Aim —
Restate all the material verbatim, except for the pictures.

--*--

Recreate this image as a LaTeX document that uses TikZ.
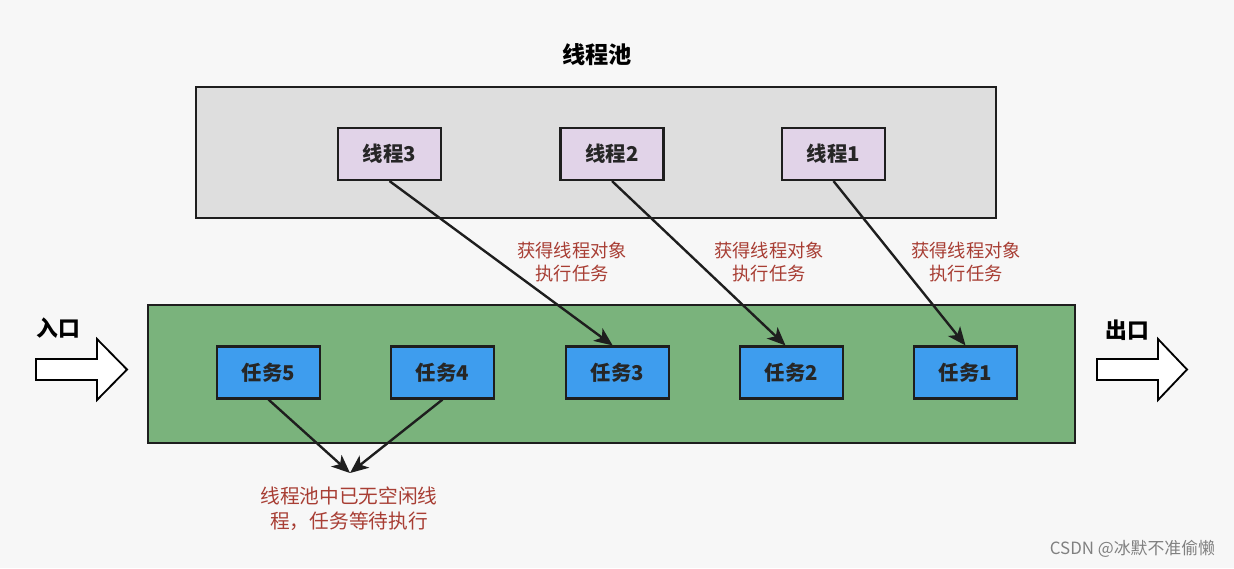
\documentclass[tikz,border=0pt]{standalone}
\usepackage{fontspec}
\setmainfont{Noto Sans CJK SC}
\usetikzlibrary{
	arrows.meta,
	positioning
}
\definecolor{PoolGray}{RGB}{222,222,222}
\definecolor{ThreadPurple}{RGB}{225,211,232}
\definecolor{QueueGreen}{RGB}{122,179,124}
\definecolor{TaskBlue}{RGB}{62,157,238}
\definecolor{NoteRed}{RGB}{168,62,52}
\definecolor{EdgeDark}{RGB}{30,30,30}

\begin{document}
\begin{tikzpicture}[x=0.025cm, y=-0.025cm,
		box/.style={draw=EdgeDark, line width=1.5pt, minimum width=2.575cm, minimum height=1.3cm, inner sep=0pt, text=black!85, font=\fontsize{14.5}{16}\selectfont\bfseries},
		thread/.style={box, fill=ThreadPurple},
		task/.style={box, fill=TaskBlue},
		flow/.style={draw=EdgeDark, line width=1.7pt, -{Stealth[length=13pt,width=11pt,inset=3.5pt]}},
		note/.style={text=NoteRed, align=center, font=\fontsize{13}{17}\selectfont},
		bigarrow/.style={draw=black, fill=white, line width=1.3pt, line join=miter}]
		\useasboundingbox (0,0) rectangle (1234,568);
		\fill[white!97!black] (0,0) rectangle (1234,568);
		
		% pool
		\node[font=\fontsize{16.5}{18}\selectfont\bfseries] (title) at (597,55) {线程池};
		\draw[fill=PoolGray, draw=EdgeDark, line width=1.5pt] (196,87) rectangle (996,218);
		\node[thread] (t3) at (389.5,154) {线程3};
		\node[thread] (t2) at (612,154) {线程2};
		\node[thread] (t1) at (833.5,154) {线程1};
		
		% queue
		\draw[fill=QueueGreen, draw=EdgeDark, line width=1.5pt] (148,305) rectangle (1075,443);
		\node[task] (r5) at (268.5,372.5) {任务5};
		\node[task] (r4) at (442.5,372.5) {任务4};
		\node[task] (r3) at (617.5,372.5) {任务3};
		\node[task] (r2) at (791.5,372.5) {任务2};
		\node[task] (r1) at (965.5,372.5) {任务1};
		
		\draw[flow] (t3.south) -- ([xshift=-0.12cm]r3.north);
		\draw[flow] (t2.south) -- ([xshift=-0.15cm]r2.north);
		\draw[flow] (t1.south) -- (r1.north);
		
		\node[note] (n3) at (572,262) {获得线程对象\\执行任务};
		\node[note] (n2) at (769,262) {获得线程对象\\执行任务};
		\node[note] (n1) at (966,262) {获得线程对象\\执行任务};
		
		% waiting tasks
		\coordinate (wait) at (350,473);
		\draw[flow] (r5.south) -- (wait);
		\draw[flow] (r4.south) -- (wait);
		\node[note, font=\fontsize{14}{18}\selectfont] (waitnote) at (349,509) {线程池中已无空闲线\\程，任务等待执行};
		
		% in / out
		\draw[bigarrow] (36,359) -- (97,359) -- (97,339) -- (127,369.5) -- (97,400) -- (97,380) -- (36,380) -- cycle;
		\node[font=\fontsize{15.5}{17}\selectfont\bfseries] (inlabel) at (58,328) {入口};
		\draw[bigarrow] (1097,359) -- (1158,359) -- (1158,339) -- (1187,369.5) -- (1158,400) -- (1158,380) -- (1097,380) -- cycle;
		\node[font=\fontsize{15.5}{17}\selectfont\bfseries] (outlabel) at (1127,330) {出口};
		
		\node[text=gray, font=\fontsize{12}{14}\selectfont, anchor=east] (mark) at (1220,549) {CSDN @冰默不准偷懒};
	\end{tikzpicture}
\end{document}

--*--

Reply to the task —
Recreate this image as a LaTeX document that uses TikZ.
\documentclass[tikz,border=0pt]{standalone}
\usepackage{fontspec}
\setmainfont{Noto Sans CJK SC}
\usetikzlibrary{
	arrows.meta,
	positioning
}
\definecolor{PoolGray}{RGB}{222,222,222}
\definecolor{ThreadPurple}{RGB}{225,211,232}
\definecolor{QueueGreen}{RGB}{122,179,124}
\definecolor{TaskBlue}{RGB}{62,157,238}
\definecolor{NoteRed}{RGB}{168,62,52}
\definecolor{EdgeDark}{RGB}{30,30,30}

\begin{document}
\begin{tikzpicture}[x=0.025cm, y=-0.025cm,
		box/.style={draw=EdgeDark, line width=1.5pt, minimum width=2.575cm, minimum height=1.3cm, inner sep=0pt, text=black!85, font=\fontsize{14.5}{16}\selectfont\bfseries},
		thread/.style={box, fill=ThreadPurple},
		task/.style={box, fill=TaskBlue},
		flow/.style={draw=EdgeDark, line width=1.7pt, -{Stealth[length=13pt,width=11pt,inset=3.5pt]}},
		note/.style={text=NoteRed, align=center, font=\fontsize{13}{17}\selectfont},
		bigarrow/.style={draw=black, fill=white, line width=1.3pt, line join=miter}]
		\useasboundingbox (0,0) rectangle (1234,568);
		\fill[white!97!black] (0,0) rectangle (1234,568);
		
		% pool
		\node[font=\fontsize{16.5}{18}\selectfont\bfseries] (title) at (597,55) {线程池};
		\draw[fill=PoolGray, draw=EdgeDark, line width=1.5pt] (196,87) rectangle (996,218);
		\node[thread] (t3) at (389.5,154) {线程3};
		\node[thread] (t2) at (612,154) {线程2};
		\node[thread] (t1) at (833.5,154) {线程1};
		
		% queue
		\draw[fill=QueueGreen, draw=EdgeDark, line width=1.5pt] (148,305) rectangle (1075,443);
		\node[task] (r5) at (268.5,372.5) {任务5};
		\node[task] (r4) at (442.5,372.5) {任务4};
		\node[task] (r3) at (617.5,372.5) {任务3};
		\node[task] (r2) at (791.5,372.5) {任务2};
		\node[task] (r1) at (965.5,372.5) {任务1};
		
		\draw[flow] (t3.south) -- ([xshift=-0.12cm]r3.north);
		\draw[flow] (t2.south) -- ([xshift=-0.15cm]r2.north);
		\draw[flow] (t1.south) -- (r1.north);
		
		\node[note] (n3) at (572,262) {获得线程对象\\执行任务};
		\node[note] (n2) at (769,262) {获得线程对象\\执行任务};
		\node[note] (n1) at (966,262) {获得线程对象\\执行任务};
		
		% waiting tasks
		\coordinate (wait) at (350,473);
		\draw[flow] (r5.south) -- (wait);
		\draw[flow] (r4.south) -- (wait);
		\node[note, font=\fontsize{14}{18}\selectfont] (waitnote) at (349,509) {线程池中已无空闲线\\程，任务等待执行};
		
		% in / out
		\draw[bigarrow] (36,359) -- (97,359) -- (97,339) -- (127,369.5) -- (97,400) -- (97,380) -- (36,380) -- cycle;
		\node[font=\fontsize{15.5}{17}\selectfont\bfseries] (inlabel) at (58,328) {入口};
		\draw[bigarrow] (1097,359) -- (1158,359) -- (1158,339) -- (1187,369.5) -- (1158,400) -- (1158,380) -- (1097,380) -- cycle;
		\node[font=\fontsize{15.5}{17}\selectfont\bfseries] (outlabel) at (1127,330) {出口};
		
		\node[text=gray, font=\fontsize{12}{14}\selectfont, anchor=east] (mark) at (1220,549) {CSDN @冰默不准偷懒};
	\end{tikzpicture}
\end{document}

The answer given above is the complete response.